PROBLEM DESCRIPTION ::
Find the string "that" in the records. Copy every line it appears in.
== INFORMATION SUPPLIED ==
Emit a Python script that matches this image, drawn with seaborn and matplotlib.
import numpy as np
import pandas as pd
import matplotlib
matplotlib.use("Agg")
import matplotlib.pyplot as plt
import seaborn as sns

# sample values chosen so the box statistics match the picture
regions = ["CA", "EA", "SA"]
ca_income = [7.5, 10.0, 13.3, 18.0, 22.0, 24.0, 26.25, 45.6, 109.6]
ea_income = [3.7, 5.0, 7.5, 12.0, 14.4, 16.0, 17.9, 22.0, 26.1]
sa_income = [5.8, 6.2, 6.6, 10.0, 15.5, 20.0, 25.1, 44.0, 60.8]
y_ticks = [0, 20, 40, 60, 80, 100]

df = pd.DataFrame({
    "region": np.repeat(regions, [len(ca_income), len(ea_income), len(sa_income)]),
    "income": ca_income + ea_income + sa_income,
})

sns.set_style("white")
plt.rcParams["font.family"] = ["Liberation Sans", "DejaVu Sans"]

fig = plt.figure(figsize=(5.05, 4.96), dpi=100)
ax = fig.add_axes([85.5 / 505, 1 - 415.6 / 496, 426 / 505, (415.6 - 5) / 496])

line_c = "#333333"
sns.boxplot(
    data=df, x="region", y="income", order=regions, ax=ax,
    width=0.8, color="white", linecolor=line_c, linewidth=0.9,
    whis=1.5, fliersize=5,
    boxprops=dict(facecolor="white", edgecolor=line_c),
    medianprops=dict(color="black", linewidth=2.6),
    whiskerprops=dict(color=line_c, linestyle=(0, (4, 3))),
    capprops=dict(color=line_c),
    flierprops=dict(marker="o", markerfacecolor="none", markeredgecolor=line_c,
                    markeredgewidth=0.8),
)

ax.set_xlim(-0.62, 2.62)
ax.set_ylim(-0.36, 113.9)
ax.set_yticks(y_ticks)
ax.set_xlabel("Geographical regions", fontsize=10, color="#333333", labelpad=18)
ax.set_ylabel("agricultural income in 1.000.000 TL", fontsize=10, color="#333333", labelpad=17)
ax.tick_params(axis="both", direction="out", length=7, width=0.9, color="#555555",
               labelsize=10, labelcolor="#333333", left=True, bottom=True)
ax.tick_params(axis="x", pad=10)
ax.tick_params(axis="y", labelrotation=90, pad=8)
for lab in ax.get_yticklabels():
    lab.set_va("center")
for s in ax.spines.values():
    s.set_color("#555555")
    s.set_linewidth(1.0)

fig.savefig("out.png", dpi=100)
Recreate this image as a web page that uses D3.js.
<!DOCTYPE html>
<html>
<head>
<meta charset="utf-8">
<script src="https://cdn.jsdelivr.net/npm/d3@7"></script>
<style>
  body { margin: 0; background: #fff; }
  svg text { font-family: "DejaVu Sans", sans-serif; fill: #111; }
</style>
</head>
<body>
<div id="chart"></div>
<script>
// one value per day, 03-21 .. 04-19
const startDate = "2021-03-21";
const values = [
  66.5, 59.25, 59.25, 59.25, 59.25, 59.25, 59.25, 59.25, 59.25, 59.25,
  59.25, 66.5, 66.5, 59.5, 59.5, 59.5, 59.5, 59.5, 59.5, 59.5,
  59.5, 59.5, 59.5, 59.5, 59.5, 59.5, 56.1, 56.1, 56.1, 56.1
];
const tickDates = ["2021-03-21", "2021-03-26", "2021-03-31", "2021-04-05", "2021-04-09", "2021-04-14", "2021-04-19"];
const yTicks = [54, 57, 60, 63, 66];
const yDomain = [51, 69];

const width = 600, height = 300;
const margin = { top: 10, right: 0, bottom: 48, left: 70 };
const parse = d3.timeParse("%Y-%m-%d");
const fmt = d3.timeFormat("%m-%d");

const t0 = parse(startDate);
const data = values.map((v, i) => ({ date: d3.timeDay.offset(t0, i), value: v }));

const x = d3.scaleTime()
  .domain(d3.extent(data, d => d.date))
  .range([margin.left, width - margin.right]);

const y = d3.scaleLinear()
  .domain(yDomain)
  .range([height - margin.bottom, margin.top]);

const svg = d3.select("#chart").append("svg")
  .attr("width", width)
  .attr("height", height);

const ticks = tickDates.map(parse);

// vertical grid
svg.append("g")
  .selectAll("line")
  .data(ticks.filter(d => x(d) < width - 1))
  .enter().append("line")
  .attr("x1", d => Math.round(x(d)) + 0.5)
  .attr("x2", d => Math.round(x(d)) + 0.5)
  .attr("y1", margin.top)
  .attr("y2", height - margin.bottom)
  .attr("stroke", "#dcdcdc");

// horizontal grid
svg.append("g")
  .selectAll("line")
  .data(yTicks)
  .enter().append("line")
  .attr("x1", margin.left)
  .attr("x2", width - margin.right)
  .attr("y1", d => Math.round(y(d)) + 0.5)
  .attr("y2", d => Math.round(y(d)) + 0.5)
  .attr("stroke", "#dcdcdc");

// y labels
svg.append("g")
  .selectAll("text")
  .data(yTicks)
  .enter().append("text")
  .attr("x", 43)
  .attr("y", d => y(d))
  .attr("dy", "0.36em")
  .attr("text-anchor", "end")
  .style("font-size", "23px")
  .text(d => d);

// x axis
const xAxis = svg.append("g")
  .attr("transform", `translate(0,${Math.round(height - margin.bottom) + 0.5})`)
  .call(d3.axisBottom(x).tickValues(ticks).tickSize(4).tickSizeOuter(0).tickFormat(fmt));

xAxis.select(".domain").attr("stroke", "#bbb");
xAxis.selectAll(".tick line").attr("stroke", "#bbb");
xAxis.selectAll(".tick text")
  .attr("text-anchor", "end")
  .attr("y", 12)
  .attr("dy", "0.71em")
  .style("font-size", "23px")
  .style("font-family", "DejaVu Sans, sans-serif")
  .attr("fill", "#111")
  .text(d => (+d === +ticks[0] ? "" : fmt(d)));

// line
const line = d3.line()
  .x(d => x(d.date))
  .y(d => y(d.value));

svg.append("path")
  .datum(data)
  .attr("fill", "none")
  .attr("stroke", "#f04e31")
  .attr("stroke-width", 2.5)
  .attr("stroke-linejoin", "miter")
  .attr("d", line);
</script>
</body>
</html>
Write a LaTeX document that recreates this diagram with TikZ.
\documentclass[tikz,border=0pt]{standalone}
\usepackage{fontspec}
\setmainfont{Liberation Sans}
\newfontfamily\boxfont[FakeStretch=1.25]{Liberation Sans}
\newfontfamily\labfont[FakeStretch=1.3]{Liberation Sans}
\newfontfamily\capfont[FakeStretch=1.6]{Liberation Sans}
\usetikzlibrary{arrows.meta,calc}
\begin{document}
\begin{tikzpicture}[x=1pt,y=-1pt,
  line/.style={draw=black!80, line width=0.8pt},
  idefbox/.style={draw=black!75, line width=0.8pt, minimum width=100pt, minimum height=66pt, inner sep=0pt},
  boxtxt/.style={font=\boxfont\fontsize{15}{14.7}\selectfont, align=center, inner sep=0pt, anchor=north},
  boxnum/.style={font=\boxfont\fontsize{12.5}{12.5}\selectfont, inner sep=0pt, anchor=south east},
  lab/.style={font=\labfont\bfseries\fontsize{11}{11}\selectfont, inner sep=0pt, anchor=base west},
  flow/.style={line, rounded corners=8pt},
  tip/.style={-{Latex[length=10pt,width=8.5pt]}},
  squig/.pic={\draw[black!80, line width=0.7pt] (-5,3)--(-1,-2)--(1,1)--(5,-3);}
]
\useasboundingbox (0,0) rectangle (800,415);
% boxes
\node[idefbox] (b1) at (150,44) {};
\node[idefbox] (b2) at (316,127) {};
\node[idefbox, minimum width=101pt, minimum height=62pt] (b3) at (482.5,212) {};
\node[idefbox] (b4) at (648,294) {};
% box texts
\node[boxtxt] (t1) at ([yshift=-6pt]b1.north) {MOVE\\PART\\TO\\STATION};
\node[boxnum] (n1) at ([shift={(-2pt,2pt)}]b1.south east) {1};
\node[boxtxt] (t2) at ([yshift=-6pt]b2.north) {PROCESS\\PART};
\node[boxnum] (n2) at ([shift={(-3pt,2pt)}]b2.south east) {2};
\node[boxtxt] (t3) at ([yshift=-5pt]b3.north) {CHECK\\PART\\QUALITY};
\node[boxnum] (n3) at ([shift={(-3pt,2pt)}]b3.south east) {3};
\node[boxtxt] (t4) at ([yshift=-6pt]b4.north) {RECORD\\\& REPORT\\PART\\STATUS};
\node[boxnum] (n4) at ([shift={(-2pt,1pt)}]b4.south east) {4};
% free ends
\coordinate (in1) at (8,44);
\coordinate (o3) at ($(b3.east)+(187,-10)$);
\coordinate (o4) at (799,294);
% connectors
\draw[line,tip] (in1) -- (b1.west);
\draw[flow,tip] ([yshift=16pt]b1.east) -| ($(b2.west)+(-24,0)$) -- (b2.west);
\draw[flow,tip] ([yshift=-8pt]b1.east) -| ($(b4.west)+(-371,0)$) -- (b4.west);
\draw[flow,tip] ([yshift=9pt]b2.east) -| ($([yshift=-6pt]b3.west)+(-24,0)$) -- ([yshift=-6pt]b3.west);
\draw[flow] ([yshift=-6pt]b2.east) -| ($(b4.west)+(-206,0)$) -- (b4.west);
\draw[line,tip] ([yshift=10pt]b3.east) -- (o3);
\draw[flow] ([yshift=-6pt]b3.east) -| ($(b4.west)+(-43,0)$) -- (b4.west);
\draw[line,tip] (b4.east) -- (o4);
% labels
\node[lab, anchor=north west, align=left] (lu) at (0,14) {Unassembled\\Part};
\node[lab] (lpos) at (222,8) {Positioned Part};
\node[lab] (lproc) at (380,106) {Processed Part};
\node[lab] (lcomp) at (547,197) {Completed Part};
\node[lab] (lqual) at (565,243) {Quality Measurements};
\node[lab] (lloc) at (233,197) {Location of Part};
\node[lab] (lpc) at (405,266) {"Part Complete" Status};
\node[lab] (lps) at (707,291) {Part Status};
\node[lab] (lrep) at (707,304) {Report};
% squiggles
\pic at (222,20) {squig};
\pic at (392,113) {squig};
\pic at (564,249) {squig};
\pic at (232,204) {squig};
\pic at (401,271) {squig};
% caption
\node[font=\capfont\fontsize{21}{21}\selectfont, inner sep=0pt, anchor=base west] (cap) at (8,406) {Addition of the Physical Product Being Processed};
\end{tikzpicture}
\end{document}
===
OUTPUT FOR THIS EXERCISE ::
Emit a Python script that matches this image, drawn with seaborn and matplotlib.
Recreate this image as a web page that uses D3.js.
Write a LaTeX document that recreates this diagram with TikZ.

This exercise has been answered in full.